The rules of the road for investing in QOZs are complex. If you are interested in learning more, please speak to your J.P. Morgan representative. We are available to work with you and your other professionals to help you find and evaluate opportunities that work for you.

 

Authors:

Thomas McGraw, Head of Tax Advisory

Jordan Sprechman, U.S. Wealth Advisory Practice Lead

 

Footnotes

1 These census tracts retain their status as opportunity zones for a 10-year period. A list of approved opportunity zones can be found in IRS Notice 2018-48, modified by Notice 2019-42.
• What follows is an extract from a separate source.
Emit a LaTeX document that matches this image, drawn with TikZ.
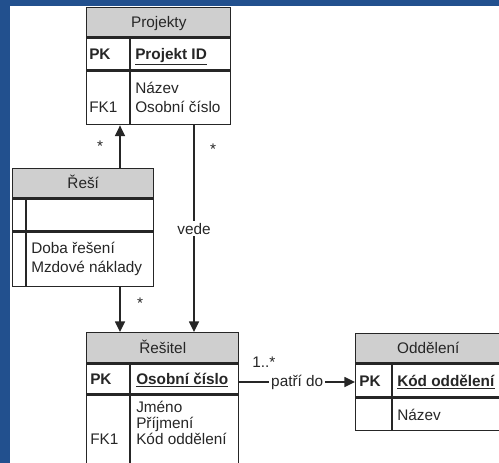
\documentclass[tikz,border=0pt]{standalone}
\usepackage{fontspec}
\setmainfont{Liberation Sans}
\usepackage{tikz}
\usetikzlibrary{arrows.meta,positioning,calc}
\definecolor{frame}{HTML}{22508E}
\definecolor{ink}{HTML}{262626}
\definecolor{head}{HTML}{CFCFCF}
\newcommand{\keyname}[1]{\underline{\textbf{#1}}}
\tikzset{hdr/.style={draw=ink,fill=head,line width=1.1pt,inner sep=0pt,anchor=north west,text height=9pt,text depth=1pt,text=ink},
cell/.style={draw=ink,fill=white,line width=1.1pt,inner sep=0pt,anchor=north west},
txt/.style={inner sep=0pt,anchor=west,text height=9pt,text depth=1pt,text=ink},
mult/.style={inner sep=0pt,anchor=base,text=ink},
lbl/.style={fill=white,inner sep=1.5pt,text=ink},
sep/.style={line width=1.1pt,draw=ink},
arr/.style={-{Triangle[length=8pt,width=7.5pt]},line width=1.1pt,draw=ink}}

\begin{document}
\begin{tikzpicture}[x=0.75pt,y=-0.75pt,font=\fontsize{11.5}{14}\selectfont]
\clip (0,0) rectangle (499,463);
\fill[frame] (0,0) rectangle (499,463);
\fill[white] (10,6) rectangle (499,463);

\node[hdr,minimum width=108pt,minimum height=21.75pt] (projH) at (86,7) {Projekty};
\node[cell,minimum width=108pt,minimum height=24pt] (projK) at (projH.south west) {};
\node[cell,minimum width=108pt,minimum height=39.75pt] (projB) at (projK.south west) {};
\draw[sep] ($(projK.north west)+(44,0)$) -- ($(projB.south west)+(44,0)$);
\node[txt] (projPK) at ($(projK.west)+(3,0)$) {\textbf{PK}};
\node[txt] (projID) at ($(projK.west)+(49,0)$) {\keyname{Projekt ID}};
\node[txt] (projA1) at (135,88) {Název};
\node[txt] (projA2) at (135,107) {Osobní číslo};
\node[txt] (projF1) at (89,107) {FK1};

\node[hdr,minimum width=105.75pt,minimum height=21.75pt] (resiH) at (12,168) {Řeší};
\node[cell,minimum width=105.75pt,minimum height=24pt] (resiK) at (resiH.south west) {};
\node[cell,minimum width=105.75pt,minimum height=40.5pt] (resiB) at (resiK.south west) {};
\draw[sep] ($(resiK.north west)+(14,0)$) -- ($(resiB.south west)+(14,0)$);
\node[txt] (resiA1) at (31,248) {Doba řešení};
\node[txt] (resiA2) at (31,267) {Mzdové náklady};

\node[hdr,minimum width=114pt,minimum height=22.5pt] (resitH) at (86,332) {Řešitel};
\node[cell,minimum width=114pt,minimum height=22.5pt] (resitK) at (resitH.south west) {};
\node[cell,minimum width=114pt,minimum height=66pt] (resitB) at (resitK.south west) {};
\draw[sep] ($(resitK.north west)+(44,0)$) -- ($(resitB.south west)+(44,0)$);
\node[txt] (resitPK) at ($(resitK.west)+(4,0)$) {\textbf{PK}};
\node[txt] (resitID) at ($(resitK.west)+(50,0)$) {\keyname{Osobní číslo}};
\node[txt] (resitA1) at (136,407) {Jméno};
\node[txt] (resitA2) at (136,423) {Příjmení};
\node[txt] (resitA3) at (136,439) {Kód oddělení};
\node[txt] (resitF1) at (90,439) {FK1};

\node[hdr,minimum width=108.75pt,minimum height=21.75pt] (oddH) at (355,333) {Oddělení};
\node[cell,minimum width=108.75pt,minimum height=24.75pt] (oddK) at (oddH.south west) {};
\node[cell,minimum width=108.75pt,minimum height=24pt] (oddB) at (oddK.south west) {};
\draw[sep] ($(oddK.north west)+(37,0)$) -- ($(oddB.south west)+(37,0)$);
\node[txt] (oddPK) at ($(oddK.west)+(4,0)$) {\textbf{PK}};
\node[txt] (oddID) at ($(oddK.west)+(42,0)$) {\keyname{Kód oddělení}};
\node[txt] (oddA1) at ($(oddB.west)+(42,0)$) {Název};

\coordinate (c1) at (120,0);
\coordinate (c2) at (194,0);
\coordinate (c3) at (0,382);
\draw[arr] (resiH.north -| c1) -- (projB.south -| c1);
\draw[arr] (resiB.south -| c1) -- (resitH.north -| c1);
\draw[arr] (projB.south -| c2) -- node[lbl] (vede) {vede} (resitH.north -| c2);
\draw[arr] (resitK.east |- c3) -- node[lbl] (patri) {patří do} (oddK.west |- c3);

\node[mult] (m1) at (100,152) {*};
\node[mult] (m2) at (213,155) {*};
\node[mult] (m3) at (140,308) {*};
\node[mult,anchor=base west] (m4) at (252,367) {1..*};
\end{tikzpicture}
\end{document}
2 To the extent a taxpayer invests more than gain realized from recent sales or exchanges into a QOF, the investment will be bifurcated into two investments—one eligible for QOF benefits, and another that is not. There is no tracing doctrine regarding the realized capital gain, so cash from any source may be able to be invested in a QOF.

3 In order to qualify for the incremental 5% step-up in basis, the QOF investment must have occurred no later than December 31, 2019 (seven years before the imputed recognition event on December 31, 2026). In order to qualify for the 10% step-up in basis, the QOF investment must occur no later than December 31, 2021.

4 Substantial improvement generally means making capital commitments that double the QOF’s cost basis in the property over a 30-month period.

5 Measured by the average percentage of QOZ property in the fund as measured on i) the last day of the first six-month period of the fund’s taxable year, and ii) the last day of the fund’s taxable year.

6 Equal to the underpayment rate published under I.R.C. § 6621(a)(2), applied on a monthly basis. The current underpayment rate is 5%.